Some of these risks appear suddenly, spread quickly, and disappear before schools or parents even know what is happening.

No law catches that in real time.

What you can do now

Don’t wait for Westminster. Here’s what actually helps:

  • Check which apps your child is on. Not just the obvious ones.
  • Turn off autoplay. It’s in the settings on most platforms.
  • Remove phones from bedrooms at night. Sleep matters more than you think.
  • Don’t give a child under 13 social media. That’s the legal minimum on most platforms, and it exists for a reason.
  • If you can hold the line until 16, do it.

Don’t rely only on age ratings. Many children access apps before the stated minimum age. Even when a child is technically old enough, that does not mean the platform is emotionally safe for them.

If you want faster action, tell your MP directly. You can write to them in two minutes using this link: raisetheage.eaction.org.uk/notenough. The more MPs hear from parents in their own constituencies, the harder it is to delay.
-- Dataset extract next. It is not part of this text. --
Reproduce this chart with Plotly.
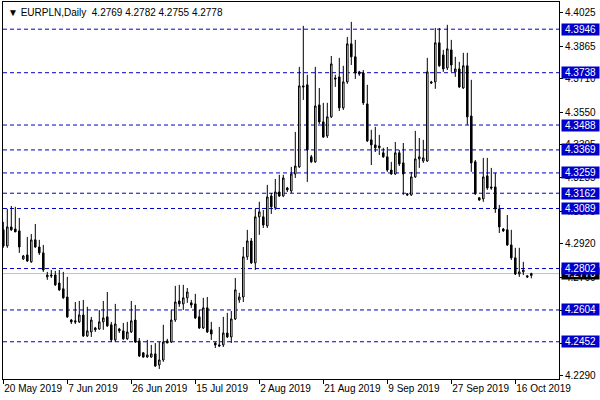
import pandas as pd
import plotly.graph_objects as go

chart_title = "▼ EURPLN,Daily  4.2769 4.2782 4.2755 4.2778"

# Daily bars (broker feed includes Sunday bars)
dates = pd.bdate_range("2019-05-20", periods=133, freq="C",
                       weekmask="Sun Mon Tue Wed Thu Fri").strftime("%Y-%m-%d").tolist()

open_ = [4.2987, 4.2910, 4.3001, 4.2991, 4.2982, 4.2848, 4.2867, 4.2834, 4.2939, 4.2905,
         4.2877, 4.2762, 4.2771, 4.2771, 4.2733, 4.2705, 4.2666, 4.2556, 4.2552, 4.2547,
         4.2580, 4.2480, 4.2499, 4.2518, 4.2513, 4.2547, 4.2571, 4.2533, 4.2461, 4.2513,
         4.2504, 4.2466, 4.2499, 4.2556, 4.2456, 4.2399, 4.2379, 4.2379, 4.2394, 4.2341,
         4.2365, 4.2456, 4.2451, 4.2556, 4.2647, 4.2633, 4.2662, 4.2638, 4.2633, 4.2571,
         4.2518, 4.2614, 4.2509, 4.2446, 4.2437, 4.2437, 4.2494, 4.2475, 4.2561, 4.2652,
         4.2666, 4.2858, 4.2934, 4.2829, 4.3049, 4.3049, 4.3006, 4.3149, 4.3092, 4.3168,
         4.3149, 4.3187, 4.3173, 4.3254, 4.3288, 4.3675, 4.3680, 4.3336, 4.3312, 4.3584,
         4.3503, 4.3436, 4.3527, 4.3713, 4.3718, 4.3570, 4.3694, 4.3876, 4.3814, 4.3742,
         4.3737, 4.3589, 4.3417, 4.3393, 4.3379, 4.3355, 4.3336, 4.3273, 4.3254, 4.3355,
         4.3307, 4.3159, 4.3154, 4.3240, 4.3326, 4.3316, 4.3316, 4.3694, 4.3694, 4.3881,
         4.3823, 4.3761, 4.3847, 4.3742, 4.3756, 4.3665, 4.3771, 4.3531, 4.3312, 4.3140,
         4.3135, 4.3245, 4.3192, 4.3192, 4.3087, 4.2991, 4.2987, 4.2915, 4.2853, 4.2776,
         4.2786, 4.2767, 4.2769]

high = [4.3025, 4.3087, 4.3101, 4.3097, 4.3044, 4.2867, 4.2953, 4.2967, 4.3015, 4.2939,
        4.2915, 4.2786, 4.2795, 4.2791, 4.2795, 4.2786, 4.2762, 4.2561, 4.2642, 4.2647,
        4.2652, 4.2619, 4.2571, 4.2523, 4.2604, 4.2647, 4.2690, 4.2547, 4.2633, 4.2518,
        4.2542, 4.2547, 4.2647, 4.2628, 4.2470, 4.2403, 4.2461, 4.2437, 4.2446, 4.2451,
        4.2533, 4.2466, 4.2604, 4.2719, 4.2724, 4.2724, 4.2709, 4.2652, 4.2681, 4.2604,
        4.2662, 4.2666, 4.2547, 4.2451, 4.2523, 4.2571, 4.2590, 4.2599, 4.2757, 4.2686,
        4.2905, 4.2987, 4.2948, 4.3087, 4.3121, 4.3082, 4.3202, 4.3163, 4.3230, 4.3250,
        4.3250, 4.3192, 4.3288, 4.3455, 4.3766, 4.3962, 4.3728, 4.3345, 4.3766, 4.3665,
        4.3594, 4.3594, 4.3818, 4.3728, 4.3809, 4.3771, 4.3909, 4.3981, 4.3895, 4.3747,
        4.3751, 4.3680, 4.3465, 4.3479, 4.3441, 4.3379, 4.3383, 4.3312, 4.3407, 4.3369,
        4.3402, 4.3163, 4.3264, 4.3460, 4.3426, 4.3417, 4.3809, 4.3699, 4.3952, 4.3952,
        4.3847, 4.3967, 4.3895, 4.3814, 4.3790, 4.3833, 4.3833, 4.3704, 4.3321, 4.3144,
        4.3331, 4.3331, 4.3283, 4.3259, 4.3106, 4.2996, 4.3058, 4.2987, 4.2901, 4.2901,
        4.2834, 4.2771, 4.2782]

low = [4.2901, 4.2901, 4.2982, 4.2977, 4.2877, 4.2843, 4.2834, 4.2829, 4.2901, 4.2867,
       4.2786, 4.2748, 4.2757, 4.2719, 4.2695, 4.2657, 4.2566, 4.2537, 4.2537, 4.2542,
       4.2475, 4.2475, 4.2475, 4.2499, 4.2509, 4.2509, 4.2523, 4.2451, 4.2451, 4.2494,
       4.2461, 4.2461, 4.2494, 4.2446, 4.2379, 4.2375, 4.2375, 4.2375, 4.2332, 4.2322,
       4.2356, 4.2446, 4.2446, 4.2547, 4.2619, 4.2604, 4.2638, 4.2614, 4.2561, 4.2513,
       4.2513, 4.2494, 4.2461, 4.2422, 4.2427, 4.2427, 4.2470, 4.2446, 4.2556, 4.2638,
       4.2642, 4.2843, 4.2824, 4.2795, 4.2963, 4.2996, 4.2996, 4.3063, 4.3082, 4.3144,
       4.3144, 4.3168, 4.3163, 4.3235, 4.3283, 4.3608, 4.3216, 4.3307, 4.3307, 4.3493,
       4.3426, 4.3426, 4.3522, 4.3670, 4.3555, 4.3560, 4.3685, 4.3775, 4.3708, 4.3723,
       4.3584, 4.3407, 4.3297, 4.3359, 4.3345, 4.3331, 4.3264, 4.3250, 4.3250, 4.3292,
       4.3154, 4.3149, 4.3149, 4.3235, 4.3283, 4.3307, 4.3312, 4.3685, 4.3661, 4.3766,
       4.3742, 4.3751, 4.3742, 4.3718, 4.3665, 4.3661, 4.3489, 4.3264, 4.3154, 4.3125,
       4.3121, 4.3178, 4.3178, 4.3068, 4.2972, 4.2977, 4.2910, 4.2843, 4.2771, 4.2762,
       4.2771, 4.2757, 4.2755]

close = [4.2910, 4.3001, 4.2987, 4.2977, 4.2905, 4.2862, 4.2838, 4.2939, 4.2905, 4.2877,
         4.2795, 4.2771, 4.2767, 4.2724, 4.2700, 4.2662, 4.2571, 4.2547, 4.2547, 4.2580,
         4.2480, 4.2504, 4.2556, 4.2509, 4.2547, 4.2566, 4.2528, 4.2461, 4.2537, 4.2504,
         4.2466, 4.2499, 4.2552, 4.2451, 4.2384, 4.2379, 4.2389, 4.2394, 4.2336, 4.2365,
         4.2451, 4.2446, 4.2556, 4.2642, 4.2633, 4.2662, 4.2690, 4.2628, 4.2566, 4.2518,
         4.2614, 4.2499, 4.2489, 4.2437, 4.2432, 4.2494, 4.2475, 4.2561, 4.2700, 4.2666,
         4.2858, 4.2934, 4.2829, 4.3049, 4.3073, 4.3010, 4.3144, 4.3097, 4.3168, 4.3149,
         4.3235, 4.3178, 4.3254, 4.3292, 4.3675, 4.3670, 4.3369, 4.3312, 4.3579, 4.3503,
         4.3431, 4.3527, 4.3780, 4.3708, 4.3570, 4.3694, 4.3876, 4.3814, 4.3737, 4.3732,
         4.3594, 4.3412, 4.3393, 4.3379, 4.3388, 4.3336, 4.3273, 4.3254, 4.3355, 4.3302,
         4.3254, 4.3154, 4.3240, 4.3326, 4.3336, 4.3331, 4.3742, 4.3689, 4.3881, 4.3771,
         4.3756, 4.3852, 4.3775, 4.3756, 4.3670, 4.3771, 4.3527, 4.3307, 4.3159, 4.3130,
         4.3240, 4.3187, 4.3187, 4.3087, 4.3001, 4.2982, 4.2915, 4.2853, 4.2776, 4.2786,
         4.2795, 4.2762, 4.2778]

level_prices = [4.3946, 4.3738, 4.3488, 4.3369, 4.3259, 4.3162, 4.3089, 4.2802, 4.2604, 4.2452]
last_price = 4.2778

y_tick_vals = [4.2290, 4.2445, 4.2600, 4.2760, 4.2920, 4.3075, 4.3235,
               4.3395, 4.3550, 4.3710, 4.3865, 4.4025]
x_tick_dates = ["2019-05-20", "2019-06-07", "2019-06-26", "2019-07-15", "2019-08-02",
                "2019-08-21", "2019-09-09", "2019-09-27", "2019-10-16"]
x_tick_labels = ["20 May 2019", "7 Jun 2019", "26 Jun 2019", "15 Jul 2019", "2 Aug 2019",
                 "21 Aug 2019", "9 Sep 2019", "27 Sep 2019", "16 Oct 2019"]

FONT = "Liberation Sans, Arial, sans-serif"
LEVEL_BLUE = "#0000C8"

fig = go.Figure()
fig.add_trace(go.Candlestick(
    x=dates, open=open_, high=high, low=low, close=close,
    increasing=dict(line=dict(color="black", width=1), fillcolor="white"),
    decreasing=dict(line=dict(color="black", width=1), fillcolor="black"),
    whiskerwidth=0, hoverinfo="skip", showlegend=False,
))

shapes = []
# bid line
shapes.append(dict(type="line", xref="paper", yref="y", x0=0, x1=1,
                   y0=last_price, y1=last_price,
                   line=dict(color="#C0C0C0", width=1), layer="below"))
for lv in level_prices:
    shapes.append(dict(type="line", xref="paper", yref="y", x0=0, x1=1, y0=lv, y1=lv,
                       line=dict(color=LEVEL_BLUE, width=1, dash="4px,3px"), layer="below"))

annotations = []
annotations.append(dict(text=f"{last_price:.4f}", xref="paper", yref="y", x=1, y=last_price,
                        xanchor="left", yanchor="middle", xshift=2, showarrow=False,
                        bgcolor="black", borderpad=0, width=37, align="center",
                        font=dict(family=FONT, size=10, color="white")))
for lv in level_prices:
    annotations.append(dict(text=f"{lv:.4f}", xref="paper", yref="y", x=1, y=lv,
                            xanchor="left", yanchor="middle", xshift=2, showarrow=False,
                            bgcolor=LEVEL_BLUE, borderpad=0, width=37, align="center",
                            font=dict(family=FONT, size=10, color="white")))
annotations.append(dict(text=chart_title, xref="paper", yref="paper", x=0, y=1,
                        xanchor="left", yanchor="top", xshift=3, yshift=-3, showarrow=False,
                        font=dict(family=FONT, size=10, color="black")))

fig.update_layout(
    width=600, height=400,
    margin=dict(l=3, r=41, t=2, b=21, autoexpand=False),
    paper_bgcolor="white", plot_bgcolor="white",
    showlegend=False, boxgap=0.45,
    shapes=shapes, annotations=annotations,
    xaxis=dict(type="category", range=[-0.075, 138.925], rangeslider=dict(visible=False),
               tickmode="array", tickvals=x_tick_dates, ticktext=x_tick_labels,
               ticks="outside", ticklen=4, tickcolor="black", ticklabelposition="outside right",
               tickangle=0, automargin=False,
               showline=True, linecolor="black", linewidth=1, mirror=True,
               showgrid=False, zeroline=False,
               tickfont=dict(family=FONT, size=10, color="black")),
    yaxis=dict(side="right", range=[4.2274, 4.4076], automargin=False,
               tickmode="array", tickvals=y_tick_vals, tickformat=".4f",
               ticks="outside", ticklen=3, tickcolor="black",
               showline=True, linecolor="black", linewidth=1, mirror=True,
               showgrid=False, zeroline=False,
               tickfont=dict(family=FONT, size=10, color="black")),
)

fig.write_html("out.html", config={"displayModeBar": False},
               post_script="document.body.style.margin='0';document.body.style.overflow='hidden';")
The conversation is more important than the settings

The thing that protects children most isn’t parental controls alone. It’s knowing they can tell you when something feels wrong.

Children are more likely to tell you about something worrying if they believe you will stay calm. The aim is not to catch them out. The aim is to help them understand what they are seeing.

That takes time. It takes not reacting badly the first time they tell you something uncomfortable. It’s harder than turning on a filter, and it works better.

The honest version of this story

A ban matters. Delaying access to social media gives children more time to develop before they’re thrown into algorithm-driven spaces designed to keep them hooked. That’s worth fighting for.

But a ban is not a finish line.

Australia introduced one and kids are already getting around it using VPNs and fake accounts. A VPN is a tool that hides what websites someone is visiting. A determined 12-year-old can set one up in under an hour. The technology to stop them reliably doesn’t exist yet.

So even if the law changes, the job doesn’t end there. Children still need adults who are paying attention. They still need schools that talk about this stuff openly, not just in a one-off PSHE lesson, but regularly, as the online world keeps changing. They still need parents who know what platforms they’re on and why.

Push for the ban. Write to your MP. Sign the petitions. And while you’re waiting for the law to catch up, don’t outsource this to anyone else.

The conversations you have at home matter more than any policy announcement.